DATA -
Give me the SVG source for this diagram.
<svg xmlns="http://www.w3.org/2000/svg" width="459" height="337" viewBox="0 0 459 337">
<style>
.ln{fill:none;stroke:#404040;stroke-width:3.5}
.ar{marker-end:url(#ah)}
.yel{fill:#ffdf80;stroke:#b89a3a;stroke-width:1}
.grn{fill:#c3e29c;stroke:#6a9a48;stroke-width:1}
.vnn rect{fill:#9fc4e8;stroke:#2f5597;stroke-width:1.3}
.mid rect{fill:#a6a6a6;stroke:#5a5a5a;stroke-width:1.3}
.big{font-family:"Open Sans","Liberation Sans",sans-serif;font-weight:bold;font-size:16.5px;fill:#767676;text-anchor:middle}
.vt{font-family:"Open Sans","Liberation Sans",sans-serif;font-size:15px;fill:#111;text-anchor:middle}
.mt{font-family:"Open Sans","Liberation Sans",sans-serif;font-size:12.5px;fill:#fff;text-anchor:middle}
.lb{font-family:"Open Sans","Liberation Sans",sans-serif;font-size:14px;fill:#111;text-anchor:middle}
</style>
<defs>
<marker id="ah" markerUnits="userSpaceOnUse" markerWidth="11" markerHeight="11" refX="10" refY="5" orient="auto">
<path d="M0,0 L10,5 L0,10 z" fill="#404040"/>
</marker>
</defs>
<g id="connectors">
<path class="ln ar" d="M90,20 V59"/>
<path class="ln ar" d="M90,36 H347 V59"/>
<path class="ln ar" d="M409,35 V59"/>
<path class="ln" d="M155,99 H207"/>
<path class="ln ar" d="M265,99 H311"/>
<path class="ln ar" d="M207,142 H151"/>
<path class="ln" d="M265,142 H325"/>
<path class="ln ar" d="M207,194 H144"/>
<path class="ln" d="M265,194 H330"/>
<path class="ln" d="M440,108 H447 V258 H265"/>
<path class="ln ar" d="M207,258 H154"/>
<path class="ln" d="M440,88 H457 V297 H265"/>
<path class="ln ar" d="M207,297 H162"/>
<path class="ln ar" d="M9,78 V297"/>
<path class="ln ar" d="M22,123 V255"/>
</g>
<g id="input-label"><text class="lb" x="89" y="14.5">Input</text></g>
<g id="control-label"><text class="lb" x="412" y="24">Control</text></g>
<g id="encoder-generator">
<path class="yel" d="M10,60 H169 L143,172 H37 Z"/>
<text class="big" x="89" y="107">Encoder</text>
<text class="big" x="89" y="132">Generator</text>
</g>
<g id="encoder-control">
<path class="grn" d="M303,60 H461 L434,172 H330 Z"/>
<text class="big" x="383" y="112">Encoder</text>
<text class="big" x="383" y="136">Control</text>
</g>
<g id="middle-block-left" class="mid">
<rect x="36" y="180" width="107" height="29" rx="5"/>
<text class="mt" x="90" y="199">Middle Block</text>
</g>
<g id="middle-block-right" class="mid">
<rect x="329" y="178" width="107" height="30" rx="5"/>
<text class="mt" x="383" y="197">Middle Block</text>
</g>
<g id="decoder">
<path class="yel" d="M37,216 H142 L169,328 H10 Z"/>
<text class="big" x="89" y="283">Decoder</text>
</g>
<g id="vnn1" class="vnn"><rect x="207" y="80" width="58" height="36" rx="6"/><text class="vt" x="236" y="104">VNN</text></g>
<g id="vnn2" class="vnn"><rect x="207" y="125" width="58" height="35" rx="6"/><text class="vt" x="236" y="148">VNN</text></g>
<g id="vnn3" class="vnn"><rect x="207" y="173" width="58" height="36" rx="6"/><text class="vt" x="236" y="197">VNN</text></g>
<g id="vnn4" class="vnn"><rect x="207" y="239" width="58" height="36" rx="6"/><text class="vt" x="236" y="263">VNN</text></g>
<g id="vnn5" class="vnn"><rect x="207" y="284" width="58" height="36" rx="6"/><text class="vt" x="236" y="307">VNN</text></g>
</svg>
==
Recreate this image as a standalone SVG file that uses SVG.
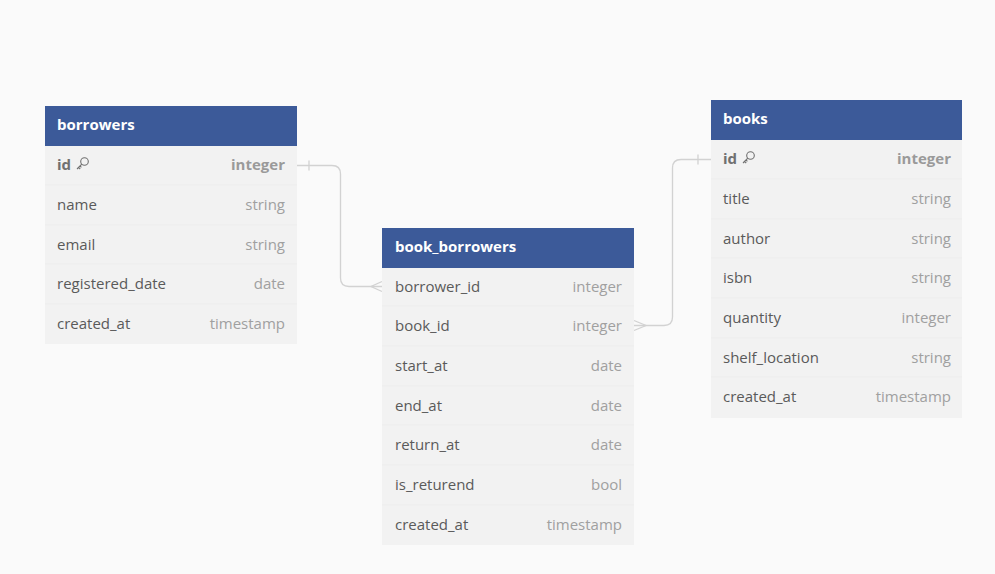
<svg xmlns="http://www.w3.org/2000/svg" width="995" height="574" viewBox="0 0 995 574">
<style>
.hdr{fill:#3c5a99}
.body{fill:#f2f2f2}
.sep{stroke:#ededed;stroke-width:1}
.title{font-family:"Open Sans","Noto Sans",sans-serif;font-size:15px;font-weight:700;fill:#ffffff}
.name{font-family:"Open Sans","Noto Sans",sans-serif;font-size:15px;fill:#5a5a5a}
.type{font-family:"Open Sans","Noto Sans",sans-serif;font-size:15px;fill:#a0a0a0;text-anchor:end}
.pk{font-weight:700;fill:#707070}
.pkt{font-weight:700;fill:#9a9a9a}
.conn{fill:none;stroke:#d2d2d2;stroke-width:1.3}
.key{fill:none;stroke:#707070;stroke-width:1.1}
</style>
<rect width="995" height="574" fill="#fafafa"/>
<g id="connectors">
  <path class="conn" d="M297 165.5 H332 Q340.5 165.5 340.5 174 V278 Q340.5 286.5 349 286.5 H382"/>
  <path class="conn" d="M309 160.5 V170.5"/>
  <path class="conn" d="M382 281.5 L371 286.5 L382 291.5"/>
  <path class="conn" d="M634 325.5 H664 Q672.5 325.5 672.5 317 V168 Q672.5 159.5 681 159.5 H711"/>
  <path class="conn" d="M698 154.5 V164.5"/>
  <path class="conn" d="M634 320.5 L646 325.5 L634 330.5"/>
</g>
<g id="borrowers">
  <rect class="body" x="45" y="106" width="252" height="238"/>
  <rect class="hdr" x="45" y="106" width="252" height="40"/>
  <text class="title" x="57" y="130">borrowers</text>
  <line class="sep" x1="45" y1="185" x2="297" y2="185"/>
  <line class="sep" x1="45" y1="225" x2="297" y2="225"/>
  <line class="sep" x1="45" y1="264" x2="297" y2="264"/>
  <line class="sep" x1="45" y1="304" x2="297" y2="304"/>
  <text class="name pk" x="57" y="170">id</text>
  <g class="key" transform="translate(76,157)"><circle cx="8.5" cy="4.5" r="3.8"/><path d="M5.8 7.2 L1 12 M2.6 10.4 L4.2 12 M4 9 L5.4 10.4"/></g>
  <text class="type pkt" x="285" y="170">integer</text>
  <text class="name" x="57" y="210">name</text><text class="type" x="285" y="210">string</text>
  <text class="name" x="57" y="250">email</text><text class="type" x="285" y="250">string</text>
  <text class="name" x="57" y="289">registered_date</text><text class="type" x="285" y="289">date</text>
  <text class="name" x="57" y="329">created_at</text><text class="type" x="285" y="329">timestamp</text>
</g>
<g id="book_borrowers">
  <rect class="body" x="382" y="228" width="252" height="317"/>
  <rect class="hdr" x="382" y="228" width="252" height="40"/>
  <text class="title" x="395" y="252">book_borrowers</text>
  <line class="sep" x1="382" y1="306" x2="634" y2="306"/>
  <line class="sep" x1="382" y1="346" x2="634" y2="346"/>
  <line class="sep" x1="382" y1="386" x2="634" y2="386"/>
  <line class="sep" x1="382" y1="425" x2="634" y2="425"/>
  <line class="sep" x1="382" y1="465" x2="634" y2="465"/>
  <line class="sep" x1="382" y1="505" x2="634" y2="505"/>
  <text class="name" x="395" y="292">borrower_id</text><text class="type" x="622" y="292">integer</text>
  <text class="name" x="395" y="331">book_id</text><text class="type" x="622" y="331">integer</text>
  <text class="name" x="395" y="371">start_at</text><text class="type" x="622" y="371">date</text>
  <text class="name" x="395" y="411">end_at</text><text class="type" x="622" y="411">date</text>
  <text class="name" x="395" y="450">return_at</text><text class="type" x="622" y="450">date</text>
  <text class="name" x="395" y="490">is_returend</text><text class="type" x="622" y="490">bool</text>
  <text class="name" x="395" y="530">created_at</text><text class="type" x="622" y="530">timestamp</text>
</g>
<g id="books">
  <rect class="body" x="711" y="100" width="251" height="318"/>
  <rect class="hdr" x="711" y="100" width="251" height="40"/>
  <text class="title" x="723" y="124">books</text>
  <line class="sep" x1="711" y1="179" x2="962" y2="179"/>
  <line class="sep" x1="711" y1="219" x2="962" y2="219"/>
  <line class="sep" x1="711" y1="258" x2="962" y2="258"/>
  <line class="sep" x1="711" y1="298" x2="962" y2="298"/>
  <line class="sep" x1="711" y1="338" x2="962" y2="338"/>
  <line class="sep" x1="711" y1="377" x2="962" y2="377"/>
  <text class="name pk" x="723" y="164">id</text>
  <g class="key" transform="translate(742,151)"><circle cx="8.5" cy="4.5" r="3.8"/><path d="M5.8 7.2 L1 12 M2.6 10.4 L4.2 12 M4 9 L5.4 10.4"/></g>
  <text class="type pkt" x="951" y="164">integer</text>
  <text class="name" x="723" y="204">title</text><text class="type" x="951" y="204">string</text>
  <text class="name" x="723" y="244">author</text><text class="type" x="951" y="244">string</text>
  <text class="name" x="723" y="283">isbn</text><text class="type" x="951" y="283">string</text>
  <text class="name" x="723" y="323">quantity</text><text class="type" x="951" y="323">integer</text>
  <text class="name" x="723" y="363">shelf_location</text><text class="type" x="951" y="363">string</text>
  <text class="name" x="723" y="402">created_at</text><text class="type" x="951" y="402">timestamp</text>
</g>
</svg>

PROBLEM DETAILS - Which lines of the data above contain "this"? Copy each one.

EXERCISE RESPONSE -
Give me the SVG source for this diagram.
Recreate this image as a standalone SVG file that uses SVG.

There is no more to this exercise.